I read the whole book within about 24 hours- ever time I had the chance to read, I picked it up and I think it only took me about three sittings to read. The thing was, the moment I opened the book and began to read I was completely sucked it- seriously, my house could have set fire and I wouldn’t have noticed. I just couldn’t believe how desperate I was to know how the story would end and where each of the characters would end up. I know I would have read it in the one sitting if my life allowed it – it was just that good.
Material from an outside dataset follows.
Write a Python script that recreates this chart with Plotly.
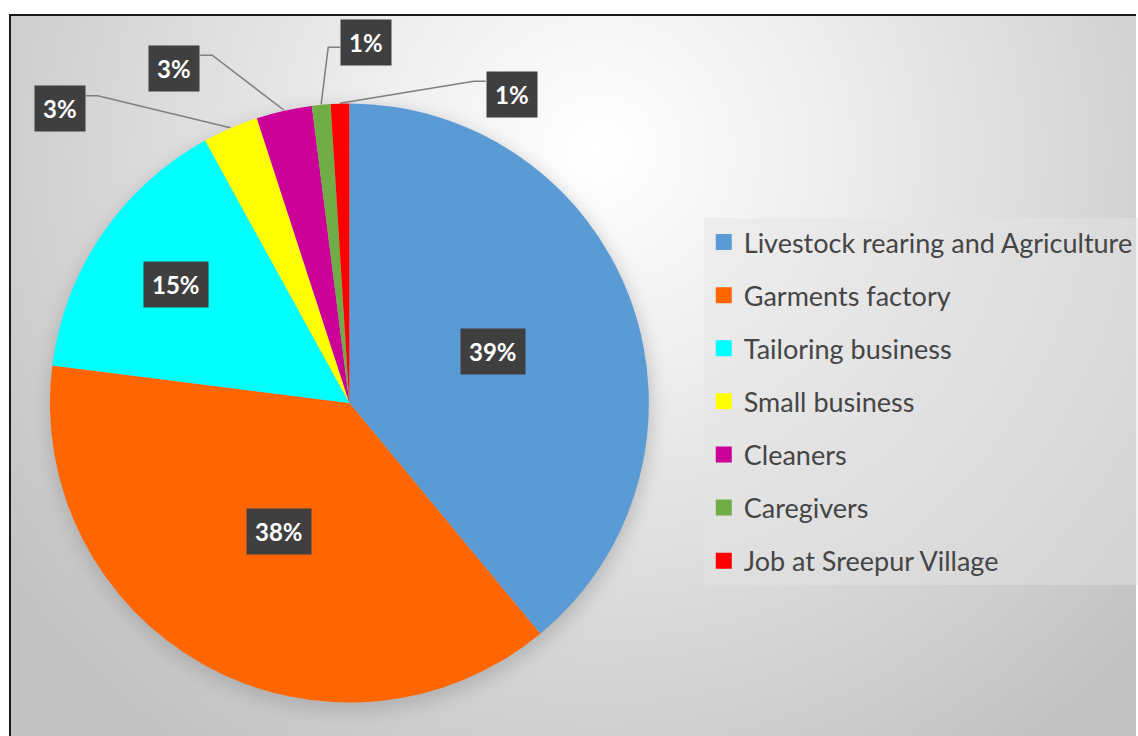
import base64
import numpy as np
import plotly.graph_objects as go

# ---------------- data ----------------
categories = [
    "Livestock rearing and Agriculture",
    "Garments factory",
    "Tailoring business",
    "Small business",
    "Cleaners",
    "Caregivers",
    "Job at Sreepur Village",
]
values = [39, 38, 15, 3, 3, 1, 1]
colors = ["#5B9BD5", "#FF6600", "#00FFFF", "#FFFF00", "#CC0099", "#70AD47", "#FF0000"]

# ---------------- layout parameters (pixels) ----------------
W, H = 1138, 736
CX, CY, R = 350, 403, 300          # pie centre / radius on the page
# label placement: ("in", radius fraction) or ("out", dx, dy offset of the box from the slice edge)
label_place = [
    ("in", 0.51),
    ("in", 0.49),
    ("in", 0.70),
    ("out", -171, -19),
    ("out", -110, -42),
    ("out", 45, -62),
    ("out", 172, -9),
]
BOX_HALF_W = 26


def px(x):
    return x / W


def py(y):
    return 1 - y / H


# ---------------- background (gradient frame + pie shadow) ----------------
svg = f'''<svg xmlns="http://www.w3.org/2000/svg" width="{W}" height="{H}" viewBox="0 0 {W} {H}">
<defs>
<radialGradient id="g" gradientUnits="userSpaceOnUse" cx="600" cy="150" r="730">
<stop offset="0" stop-color="#ffffff"/>
<stop offset="0.3" stop-color="#efefef"/>
<stop offset="1" stop-color="#c2c2c2"/>
</radialGradient>
<filter id="b" x="-20%" y="-20%" width="140%" height="140%"><feGaussianBlur stdDeviation="9"/></filter>
</defs>
<rect x="0" y="0" width="{W}" height="{H}" fill="#ffffff"/>
<rect x="10" y="15" width="{W + 20}" height="{H + 20}" fill="url(#g)" stroke="#1a1a1a" stroke-width="2"/>
<circle cx="{CX}" cy="{CY + 7}" r="{R + 2}" fill="#9a9a9a" opacity="0.55" filter="url(#b)"/>
</svg>'''
bg_uri = "data:image/svg+xml;base64," + base64.b64encode(svg.encode()).decode()

fig = go.Figure()

fig.add_trace(go.Pie(
    labels=categories,
    values=values,
    marker=dict(colors=colors, line=dict(width=0)),
    sort=False,
    direction="clockwise",
    rotation=0,
    textinfo="none",
    hoverinfo="label+percent",
    showlegend=False,
    domain=dict(x=[px(CX - R), px(CX + R)], y=[py(CY + R), py(CY - R)]),
))

# legend entries (one group per category so the gap between entries can be set)
for c, col in zip(categories, colors):
    fig.add_trace(go.Scatter(
        x=[None], y=[None], mode="markers",
        marker=dict(symbol="square", size=16, color=col),
        name=c, legendgroup=c, showlegend=True, hoverinfo="skip",
    ))

# ---------------- data labels ----------------
total = float(sum(values))
cum = np.cumsum(values)
mid_deg = (cum - np.array(values) / 2.0) / total * 360.0

annotations = []
shapes = []
for v, ang, place in zip(values, mid_deg, label_place):
    t = np.deg2rad(ang)
    txt = f"{v / total * 100:.0f}%"
    if place[0] == "in":
        f = place[1]
        bx = CX + R * f * np.sin(t)
        by = CY - R * f * np.cos(t)
    else:
        ex = CX + R * np.sin(t)
        ey = CY - R * np.cos(t)
        bx = ex + place[1]
        by = ey + place[2]
        if place[1] < 0:
            side = bx + BOX_HALF_W
            elbow = side + 12
            ly = by - 13
        else:
            side = bx - BOX_HALF_W
            elbow = side - 12
            ly = by - 13 if place[2] > -50 else by + 5
        shapes.append(dict(
            type="path", xref="paper", yref="paper",
            path=f"M {px(ex)},{py(ey)} L {px(elbow)},{py(ly)} L {px(side)},{py(ly)}",
            line=dict(color="#7f7f7f", width=1.5),
            layer="below",
        ))
    annotations.append(dict(
        x=px(bx), y=py(by), xref="paper", yref="paper",
        text=txt, showarrow=False,
        font=dict(family="Lato", size=24, color="#ffffff", weight="bold"),
        bgcolor="#3f3f3f", borderpad=8,
        xanchor="center", yanchor="middle",
    ))

fig.update_layout(
    width=W, height=H,
    margin=dict(l=0, r=0, t=0, b=0),
    paper_bgcolor="#ffffff",
    plot_bgcolor="rgba(0,0,0,0)",
    xaxis=dict(visible=False),
    yaxis=dict(visible=False),
    images=[dict(source=bg_uri, xref="paper", yref="paper", x=0, y=1,
                 sizex=1, sizey=1, sizing="stretch", layer="below",
                 xanchor="left", yanchor="top")],
    shapes=shapes,
    annotations=annotations,
    legend=dict(
        x=px(705), y=py(218), xanchor="left", yanchor="top",
        bgcolor="rgba(228,228,228,0.45)",
        font=dict(family="Lato", size=27, color="#454545"),
        tracegroupgap=15,
        traceorder="grouped",
        itemclick=False, itemdoubleclick=False,
    ),
    showlegend=True,
)

fig.write_html(
    "out.html",
    config={"displayModeBar": False},
    post_script="document.body.style.margin='0';document.body.style.overflow='hidden';",
)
I hope somehow that my review convinces even just one of you to pick up the book, especially if you don’t think you’ll like a book entirely in verse. The subject of suicide, depression and other mental illnesses is such an important topic and sometimes I think it can be brushed over or not expressed well enough in books – I think this is a good example. It’s not a nice book, it’s not a pretty or happy story but it’s real and I think that’s all that really matters. So I urge you, please, please read this book- I don’t think you’ll regret it. If you have already read the book then I have two things for you, number one – please talk to me about that ending, I need to talk to somebody about THAT ending. Secondly, tell me which Ellen Hopkins book to read next because I need more of her in my life, desperately. I wish I had more to say in this review because I don’t think I even really begin to cover how amazing this is, but I can’t seem to put together actual coherent sentences anymore – the feels are just taking over my brain.
*Apologies for the crappy, blurry image of the cover - this was the best one I could find.